▶ **Data supplied**:
= = = = =

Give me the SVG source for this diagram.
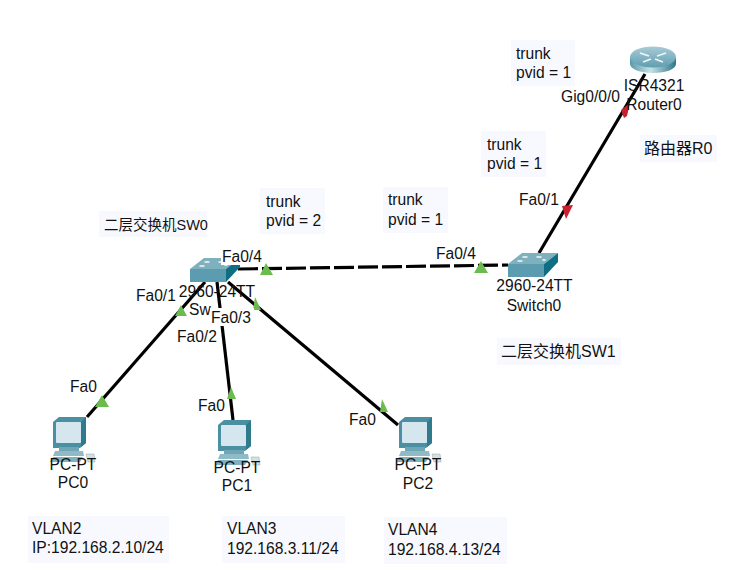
<svg xmlns="http://www.w3.org/2000/svg" width="733" height="581" viewBox="0 0 733 581">
<style>
text{font-family:"Liberation Sans",Arial,"Noto Sans CJK SC",sans-serif;font-size:15.6px;fill:#111}
.c{text-anchor:middle}
.box{fill:#f8f9ff}
.wb{fill:#fff}
.link{stroke:#000;stroke-width:3.2;fill:none}
.dash{stroke-dasharray:20 4}
.g{fill:#6cbb4e}
.r{fill:#c8202e}
</style>
<defs>
<linearGradient id="rg" x1="0" y1="0" x2="0" y2="1"><stop offset="0" stop-color="#a8cbd6"/><stop offset="1" stop-color="#5f9eb0"/></linearGradient>
<linearGradient id="rs" x1="0" y1="0" x2="1" y2="0"><stop offset="0" stop-color="#5a99ab"/><stop offset=".45" stop-color="#c5e0e6"/><stop offset="1" stop-color="#2e7689"/></linearGradient>
<g id="sw">
<polygon points="0,11 14,0 50,0 36,11" fill="#7fb0be"/>
<rect x="0" y="11" width="36" height="13" fill="#5c9cb1"/>
<polygon points="36,11 50,0 50,9 36,24" fill="#0f6e84"/>
<g fill="#dfeef2"><ellipse cx="17" cy="4" rx="3" ry="1"/><ellipse cx="31" cy="4" rx="3" ry="1"/><ellipse cx="12" cy="8" rx="3" ry="1"/><ellipse cx="36" cy="7" rx="2" ry="1"/></g>
</g>
<g id="pc">
<polygon points="9,0 36,0 36,26 30,31 3,31 3,5" fill="#4b8fa3"/>
<rect x="6" y="5" width="25" height="21" rx="1" fill="#d5e6ee"/>
<polygon points="31,5 36,0 36,26 31,30" fill="#2f7a8d"/>
<rect x="9" y="30" width="20" height="4" fill="#6ea6b6"/>
<polygon points="5,34 33,34 34,39 3,39" fill="#8fbac6"/>
<polygon points="3,40 33,40 30,45 0,45" fill="#7fb0bf"/>
<polygon points="36,37 44,37 45,45 38,45" fill="#d6dfe2" stroke="#8aa" stroke-width=".5"/>
</g>
</defs>
<rect width="733" height="581" fill="#fff"/>
<g id="connectors">
<line class="link" x1="645" y1="74" x2="539" y2="253"/>
<line class="link dash" x1="238" y1="269" x2="508" y2="265"/>
<line class="link" x1="205" y1="282" x2="87" y2="417"/>
<line class="link" x1="217" y1="282" x2="233" y2="420"/>
<line class="link" x1="228" y1="282" x2="398" y2="425"/>
<polygon class="r" points="621,110 630,103 627,116 624,118"/>
<polygon class="r" points="562,206 573,205 566,219"/>
<polygon class="g" points="266,263 273,275 260,275"/>
<polygon class="g" points="481,261 488,273 474,273"/>
<polygon class="g" points="181,305 187,316 175,316"/>
<polygon class="g" points="255,297 261,310 253,310"/>
<polygon class="g" points="102,395 109,407 95,407"/>
<polygon class="g" points="231,387 236,399 227,399"/>
<polygon class="g" points="382,399 388,412 380,412"/>
</g>
<g id="labels-bg">
<rect class="box" x="511" y="40" width="64" height="46"/>
<rect class="box" x="481" y="131" width="65" height="46"/>
<rect class="box" x="260" y="188" width="65" height="46"/>
<rect class="box" x="383" y="187" width="65" height="46"/>
<rect class="box" x="99" y="211" width="108" height="26"/>
<rect class="box" x="640" y="135" width="77" height="27"/>
<rect class="box" x="497" y="338" width="124" height="27"/>
<rect class="box" x="28" y="516" width="141" height="47"/>
<rect class="box" x="222" y="516" width="123" height="47"/>
<rect class="box" x="384" y="517" width="123" height="47"/>
</g>
<g id="router0">
<path d="M630 58v6c0 5 10 9 23 9s23-4 23-9v-6z" fill="url(#rs)"/>
<ellipse cx="653" cy="57" rx="23" ry="10.5" fill="url(#rg)"/>
<path d="M640 53l9 3M666 53l-9 3M643 62l8-3M663 62l-8-3" stroke="#eef6f8" stroke-width="1.8" fill="none"/>
<text class="c" x="654" y="91">ISR4321</text>
<text class="c" x="654" y="110">Router0</text>
</g>
<g id="switch0">
<use href="#sw" x="508" y="253"/>
<text class="c" x="534.500" y="291">2960-24TT</text>
<text class="c" x="534" y="311">Switch0</text>
</g>
<g id="sw0">
<use href="#sw" x="190" y="258"/>
<text class="c" x="217" y="297">2960-24TT</text>
<text x="189" y="315">Sw</text>
</g>
<g id="pc0"><use href="#pc" x="50" y="417"/><text class="c" x="73" y="470">PC-PT</text><text class="c" x="73" y="488">PC0</text></g>
<g id="pc1"><use href="#pc" x="215" y="420"/><text class="c" x="237" y="473">PC-PT</text><text class="c" x="237" y="491">PC1</text></g>
<g id="pc2"><use href="#pc" x="396" y="417"/><text class="c" x="418" y="470">PC-PT</text><text class="c" x="418" y="489">PC2</text></g>
<g id="port-labels">
<rect class="wb" x="221" y="247" width="44" height="18"/>
<rect class="wb" x="210" y="308" width="44" height="18"/>
<rect class="wb" x="176" y="328" width="44" height="18"/>
<rect class="wb" x="135" y="288" width="43" height="18"/>
<text x="222" y="262">Fa0/4</text>
<text x="211" y="323">Fa0/3</text>
<text x="177" y="342">Fa0/2</text>
<text x="136" y="301">Fa0/1</text>
<text x="436" y="259">Fa0/4</text>
<text x="519" y="205">Fa0/1</text>
<text x="561" y="102">Gig0/0/0</text>
<text x="70" y="392">Fa0</text>
<text x="198" y="411">Fa0</text>
<text x="349" y="425">Fa0</text>
</g>
<g id="notes">
<text x="516" y="59">trunk</text><text x="516" y="78">pvid = 1</text>
<text x="487" y="150">trunk</text><text x="487" y="169">pvid = 1</text>
<text x="266" y="207">trunk</text><text x="266" y="226">pvid = 2</text>
<text x="388" y="205">trunk</text><text x="388" y="225">pvid = 1</text>
<text x="104" y="230" style="font-size:14.5px">二层交换机SW0</text>
<text x="644" y="154" style="font-size:16px">路由器R0</text>
<text x="501" y="357" style="font-size:16px">二层交换机SW1</text>
<text x="32" y="534">VLAN2</text><text x="32" y="553">IP:192.168.2.10/24</text>
<text x="227" y="534">VLAN3</text><text x="227" y="554">192.168.3.11/24</text>
<text x="388" y="535">VLAN4</text><text x="388" y="555">192.168.4.13/24</text>
</g>
</svg>
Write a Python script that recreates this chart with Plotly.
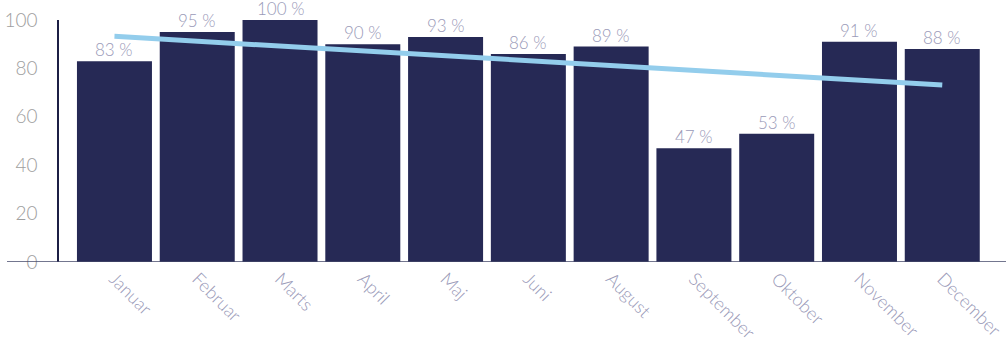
import numpy as np
import plotly.graph_objects as go

months = ["Januar", "Februar", "Marts", "April", "Maj", "Juni", "August",
          "September", "Oktober", "November", "December"]
values = [83, 95, 100, 90, 93, 86, 89, 47, 53, 91, 88]
labels = [f"{v} %" for v in values]

xi = np.arange(len(values))
slope, intercept = np.polyfit(xi, values, 1)
trend = slope * xi + intercept

W, H = 1006, 338
ml, mr, mt, mb = 59, 0, 20, 76

fig = go.Figure()
fig.add_trace(go.Bar(
    x=xi, y=values, marker=dict(color="#262955", line=dict(width=0)),
    hoverinfo="skip",
))
fig.add_trace(go.Scatter(
    x=[xi[0], xi[-1]], y=[trend[0], trend[-1]], mode="lines",
    line=dict(color="#93CDEC", width=5), hoverinfo="skip",
))

for x, v, t in zip(xi, values, labels):
    fig.add_annotation(x=x, y=v, text=t, showarrow=False, yanchor="bottom",
                       xanchor="center", yshift=-1,
                       font=dict(family="Lato", size=17, color="#9a9ab8", weight=300))

fig.update_layout(
    width=W, height=H, margin=dict(l=ml, r=mr, t=mt, b=mb, autoexpand=False),
    plot_bgcolor="white", paper_bgcolor="white", showlegend=False,
    bargap=0.094,
    xaxis=dict(range=[-0.67, 10.77], tickmode="array", tickvals=list(xi),
               ticktext=months, tickangle=45, showgrid=False, zeroline=False,
               tickfont=dict(family="Lato", size=18, color="#9a9ab8", weight=300),
               ticks="", showline=False, automargin=False, ticklabelstandoff=2,
               ticklabeloverflow="allow"),
    yaxis=dict(range=[0, 100], tickvals=[0, 20, 40, 60, 80, 100],
               showgrid=False, zeroline=False, showline=True,
               linecolor="#1c1f45", linewidth=1.5, ticks="",
               ticklabelstandoff=16, automargin=False,
               tickfont=dict(family="Lato", size=19, color="#9e9e9e", weight=300)),
)
fig.add_shape(type="line", xref="paper", yref="y",
              x0=(7 - ml) / (W - ml - mr), x1=1, y0=0, y1=0,
              line=dict(color="#45486a", width=1.5), layer="above")
fig.write_html("out.html", config={"displayModeBar": False},
               post_script="document.body.style.margin='0';")
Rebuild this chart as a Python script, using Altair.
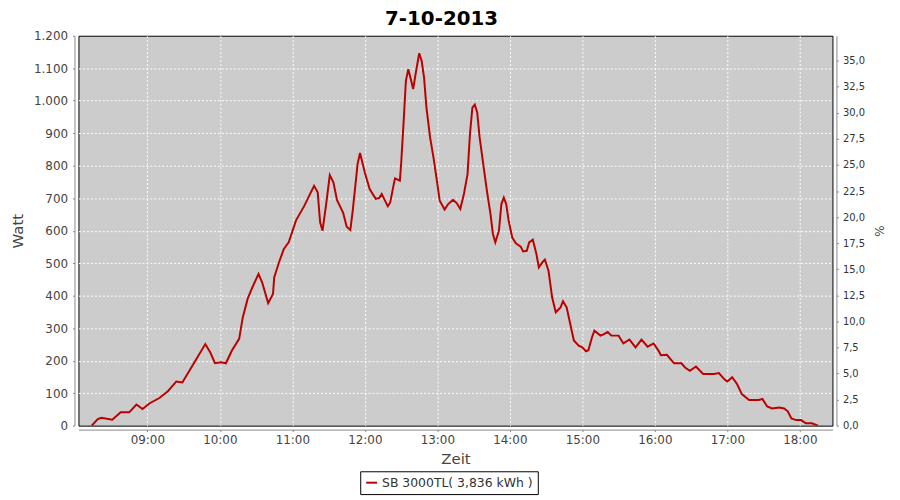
import altair as alt
import pandas as pd

# ---- data ----
times = ["08:14","08:19","08:22","08:31","08:38","08:45","08:51","08:56","09:02","09:10",
         "09:17","09:24","09:29","09:39","09:48","09:52","09:56","10:01","10:05","10:10",
         "10:16","10:19","10:23","10:27","10:32","10:35","10:40","10:44","10:45","10:49",
         "10:53","10:57","11:03","11:10","11:14","11:18","11:21","11:23","11:25","11:28",
         "11:31","11:34","11:37","11:42","11:45","11:48","11:50","11:54","11:56","12:00",
         "12:04","12:09","12:12","12:14","12:16","12:19","12:21","12:24","12:25","12:29",
         "12:30","12:32","12:34","12:36","12:38","12:40","12:42","12:45","12:47","12:49",
         "12:51","12:54","12:57","13:00","13:02","13:06","13:09","13:13","13:16","13:19",
         "13:22","13:25","13:27","13:29","13:31","13:33","13:35","13:38","13:41","13:44",
         "13:46","13:48","13:51","13:53","13:55","13:57","13:59","14:02","14:05","14:09",
         "14:11","14:14","14:16","14:19","14:22","14:24","14:27","14:29","14:32","14:35",
         "14:38","14:42","14:44","14:47","14:50","14:53","14:57","15:00","15:03","15:05",
         "15:08","15:10","15:15","15:17","15:21","15:24","15:30","15:34","15:39","15:44",
         "15:49","15:54","15:59","16:03","16:05","16:10","16:14","16:16","16:22","16:25",
         "16:29","16:34","16:40","16:49","16:53","16:58","17:00","17:04","17:08","17:12",
         "17:18","17:26","17:29","17:33","17:37","17:43","17:47","17:50","17:53","17:57",
         "18:01","18:05","18:10","18:15"]
watts = [0,20,24,18,41,41,65,51,69,85,
         106,136,133,195,251,226,192,195,192,231,
         267,333,390,426,467,441,377,405,456,503,
         544,564,631,677,708,738,718,626,600,682,
         771,749,694,656,612,602,662,805,839,779,
         728,698,701,713,698,675,687,744,761,754,
         803,928,1062,1097,1067,1036,1082,1146,1123,1072,
         979,887,821,744,692,665,682,695,685,667,
         713,774,897,979,988,964,887,805,723,651,
         590,564,600,682,702,682,631,579,561,551,
         536,538,564,572,528,487,503,511,477,395,
         349,364,383,364,313,262,246,241,229,232,
         272,292,277,280,288,277,277,253,265,241,
         265,243,253,231,217,218,200,192,192,179,
         169,182,159,159,162,141,136,149,128,97,
         79,79,82,59,53,56,53,44,22,17,
         17,7,7,0]
series_name = "SB 3000TL( 3,836 kWh )"
watt_ticks = [0,100,200,300,400,500,600,700,800,900,1000,1100,1200]
pct_ticks = [0,2.5,5,7.5,10,12.5,15,17.5,20,22.5,25,27.5,30,32.5,35]
hour_ticks = [9,10,11,12,13,14,15,16,17,18]

df = pd.DataFrame({
    "zeit": ["2013-10-07T" + t for t in times],
    "watt": watts,
    "serie": [series_name] * len(times),
})
pct_df = pd.DataFrame({"pct": pct_ticks})

FONT = "DejaVu Sans"
AX = "#888888"
TXT = "#444444"

x_enc = alt.X(
    "zeit:T",
    title="Zeit",
    scale=alt.Scale(
        domain=[alt.DateTime(year=2013, month=10, date=7, hours=8, minutes=3),
                alt.DateTime(year=2013, month=10, date=7, hours=18, minutes=27)],
        nice=False),
    axis=alt.Axis(
        values=[alt.DateTime(year=2013, month=10, date=7, hours=h) for h in hour_ticks],
        format="%H:%M", offset=4, tickSize=2, labelPadding=3,
        grid=True, gridColor="white", gridDash=[2, 2], gridWidth=1, gridOpacity=1,
        domainColor=AX, tickColor=AX, labelColor=TXT, labelFontSize=12, labelFont=FONT,
        titleFont=FONT, titleFontSize=15, titleFontWeight="normal", titleColor=TXT,
        titlePadding=6),
)

line = alt.Chart(df).mark_line(strokeWidth=2, clip=True).encode(
    x=x_enc,
    y=alt.Y("watt:Q", title="Watt",
            scale=alt.Scale(domain=[0, 1200], nice=False),
            axis=alt.Axis(values=watt_ticks, offset=4, tickSize=2, labelPadding=5,
                          labelExpr="replace(format(datum.value, ','), ',', '.')",
                          grid=True, gridColor="white", gridDash=[2, 2], gridWidth=1,
                          gridOpacity={"condition": {"test": "datum.value <= 0 || datum.value >= 1200",
                                                     "value": 0}, "value": 1},
                          domainColor=AX, tickColor=AX, labelColor=TXT, labelFontSize=12,
                          labelFont=FONT, titleFont=FONT, titleFontSize=15,
                          titleFontWeight="normal", titleColor=TXT, titlePadding=8)),
    color=alt.Color("serie:N",
                    scale=alt.Scale(range=["#bb0000"]),
                    legend=alt.Legend(title=None, orient="none", legendX=284, legendY=439,
                                      direction="horizontal", strokeColor="black",
                                      padding=5, symbolType="stroke", symbolStrokeWidth=2,
                                      symbolSize=120, labelFont=FONT, labelFontSize=12.5,
                                      labelColor="#333333", cornerRadius=0)),
)

right = alt.Chart(pct_df).mark_point(opacity=0).encode(
    y=alt.Y("pct:Q", title="%",
            scale=alt.Scale(domain=[0, 37.4], nice=False),
            axis=alt.Axis(orient="right", values=pct_ticks, offset=4, tickSize=2,
                          labelPadding=4, grid=False,
                          labelExpr="replace(format(datum.value, '.1f'), '.', ',')",
                          domainColor=AX, tickColor=AX, labelColor="#333333",
                          labelFontSize=10, labelFont=FONT, titleFont=FONT,
                          titleFontSize=12, titleFontWeight="normal", titleColor="#333333",
                          titlePadding=7, titleAngle=90)),
)

chart = alt.layer(line, right).resolve_scale(y="independent").properties(
    width=760,
    height=393,
    background="white",
    title=alt.Title("7-10-2013", font=FONT, fontSize=20, fontWeight="bold",
                    color="black", anchor="middle", dx=-14, offset=1),
    autosize=alt.AutoSizeParams(type="none"),
    padding={"left": 71, "top": 26, "right": 60, "bottom": 72},
).configure_view(
    fill="#cccccc", stroke="black", strokeWidth=1
)

chart.save("out.html", embed_options={"renderer": "svg", "actions": False})
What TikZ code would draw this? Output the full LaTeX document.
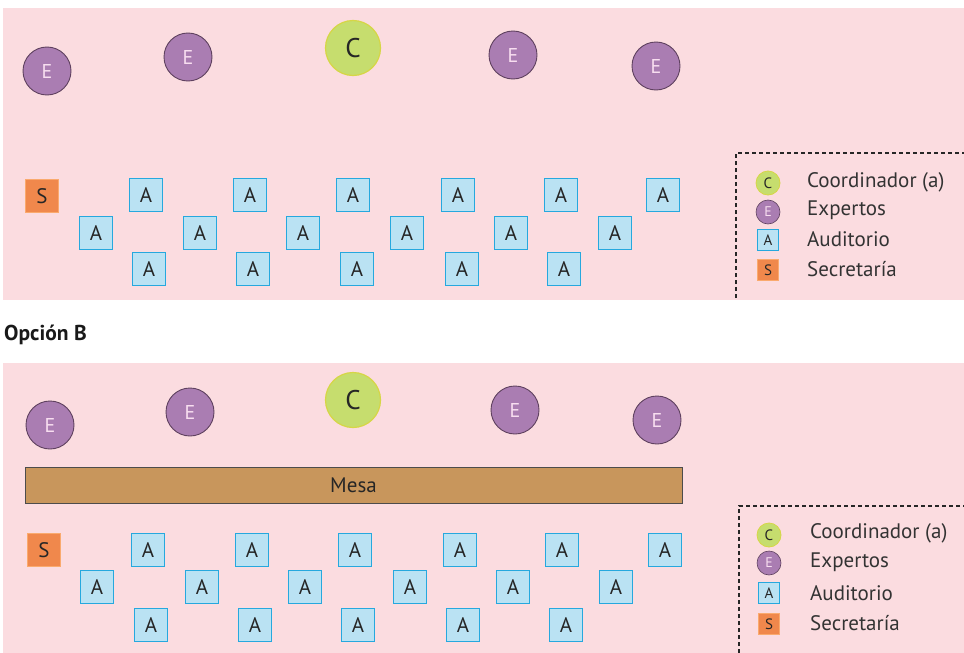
\documentclass[tikz,border=0pt]{standalone}
\usepackage{fontspec}
\setmainfont{PT Sans}
\begin{document}
\begin{tikzpicture}[x=1pt,y=-1pt,
  expert/.style={circle, fill=purp, draw=purpdark, line width=0.9pt, minimum size=48pt, inner sep=0pt, text=epink, font=\fontsize{20}{20}\selectfont},
  coord/.style={circle, fill=limeg, draw=limeb, line width=1.2pt, minimum size=55pt, inner sep=0pt, text=black!85, font=\fontsize{27}{27}\selectfont},
  aud/.style={rectangle, fill=lblue, draw=dblue, line width=1.4pt, minimum size=33pt, inner sep=0pt, text=black!85, font=\fontsize{21}{21}\selectfont},
  secr/.style={rectangle, fill=orng, draw=orngb, line width=1pt, minimum size=33pt, inner sep=0pt, text=black!85, font=\fontsize{21}{21}\selectfont},
  lcoord/.style={coord, minimum size=24pt, line width=0.8pt, font=\fontsize{15}{15}\selectfont},
  lexpert/.style={expert, minimum size=24pt, line width=0.6pt, font=\fontsize{14}{14}\selectfont},
  laud/.style={aud, minimum size=21pt, line width=1.1pt, font=\fontsize{15}{15}\selectfont},
  lsecr/.style={secr, minimum size=21pt, line width=0.6pt, font=\fontsize{15}{15}\selectfont},
  ltext/.style={anchor=west, text=black!80, font=\fontsize{21}{21}\selectfont, inner sep=0pt},
  legbox/.style={draw=black!85, line width=1.1pt, dash pattern=on 4pt off 3pt},
  mesa/.style={rectangle, fill=tan, draw=black!70, line width=1pt, minimum width=657pt, minimum height=36pt, inner sep=0pt, text=black!85, font=\fontsize{21}{21}\selectfont}
]
\definecolor{pinkbg}{RGB}{251,220,224}
\definecolor{purp}{RGB}{170,125,178}
\definecolor{purpdark}{RGB}{95,65,95}
\definecolor{epink}{RGB}{248,222,240}
\definecolor{limeg}{RGB}{198,221,110}
\definecolor{limeb}{RGB}{214,214,70}
\definecolor{lblue}{RGB}{186,226,243}
\definecolor{dblue}{RGB}{38,168,222}
\definecolor{orng}{RGB}{240,136,76}
\definecolor{orngb}{RGB}{250,170,110}
\definecolor{tan}{RGB}{200,150,92}

\useasboundingbox (0,0) rectangle (964,653);
\fill[white] (0,0) rectangle (964,653);

% ---------- Panel A ----------
\fill[pinkbg] (3,8) rectangle (964,300);
\node[expert] (ea1) at (47,71) {E};
\node[expert] (ea2) at (188,57) {E};
\node[coord]  (ca)  at (353,48) {C};
\node[expert] (ea3) at (513,55) {E};
\node[expert] (ea4) at (656,66) {E};

\node[secr] (sa) at (42,196) {S};
\foreach \x [count=\i] in {146,250,353,458,561,663}
  \node[aud] (aa1\i) at (\x,195) {A};
\foreach \x [count=\i] in {96,200,303,407,511,615}
  \node[aud] (aa2\i) at (\x,233) {A};
\foreach \x [count=\i] in {149,253,357,462,564}
  \node[aud] (aa3\i) at (\x,269) {A};

% legend A
\coordinate (lga1) at (736,298);
\coordinate (lga2) at (736,153);
\coordinate (lga3) at (964,153);
\draw[legbox] (lga1) -- (lga2) -- (lga3);
\node[lcoord]  (lca) at (768,183) {C};
\node[lexpert] (lea) at (768,212) {E};
\node[laud]    (laa) at (768,240) {A};
\node[lsecr]   (lsa) at (768,270) {S};
\node[ltext] (tca) at (807,182) {Coordinador (a)};
\node[ltext] (tea) at (807,210) {Expertos};
\node[ltext] (taa) at (807,239) {Auditorio};
\node[ltext] (tsa) at (807,269) {Secretaría};

% ---------- title B ----------
\node[anchor=west, inner sep=0pt, font=\fontsize{21.5}{21.5}\selectfont\bfseries, text=black!90] (titb) at (4,335) {Opción B};

% ---------- Panel B ----------
\fill[pinkbg] (3,363) rectangle (964,653);
\node[expert] (eb1) at (50,425) {E};
\node[expert] (eb2) at (190,412) {E};
\node[coord]  (cb)  at (353,400) {C};
\node[expert] (eb3) at (515,410) {E};
\node[expert] (eb4) at (657,420) {E};

\node[mesa] (mesa) at (353.5,485) {Mesa};

\node[secr] (sb) at (44,550) {S};
\foreach \x [count=\i] in {148,252,355,460,562,665}
  \node[aud] (ab1\i) at (\x,550) {A};
\foreach \x [count=\i] in {97,202,305,410,513,616}
  \node[aud] (ab2\i) at (\x,587) {A};
\foreach \x [count=\i] in {151,255,358,463,566}
  \node[aud] (ab3\i) at (\x,625) {A};

% legend B
\coordinate (lgb1) at (739,653);
\coordinate (lgb2) at (739,506);
\coordinate (lgb3) at (964,506);
\draw[legbox] (lgb1) -- (lgb2) -- (lgb3);
\node[lcoord]  (lcb) at (769,535) {C};
\node[lexpert] (leb) at (769,563) {E};
\node[laud]    (lab) at (769,593) {A};
\node[lsecr]   (lsb) at (769,624) {S};
\node[ltext] (tcb) at (810,533) {Coordinador (a)};
\node[ltext] (teb) at (810,562) {Expertos};
\node[ltext] (tab) at (810,593) {Auditorio};
\node[ltext] (tsb) at (810,623) {Secretaría};
\end{tikzpicture}
\end{document}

= = = = =

▶ **What is required**: What is the number of lines that hold the string "Python"? Reply with that number alone.

▶ **Answer below**: 2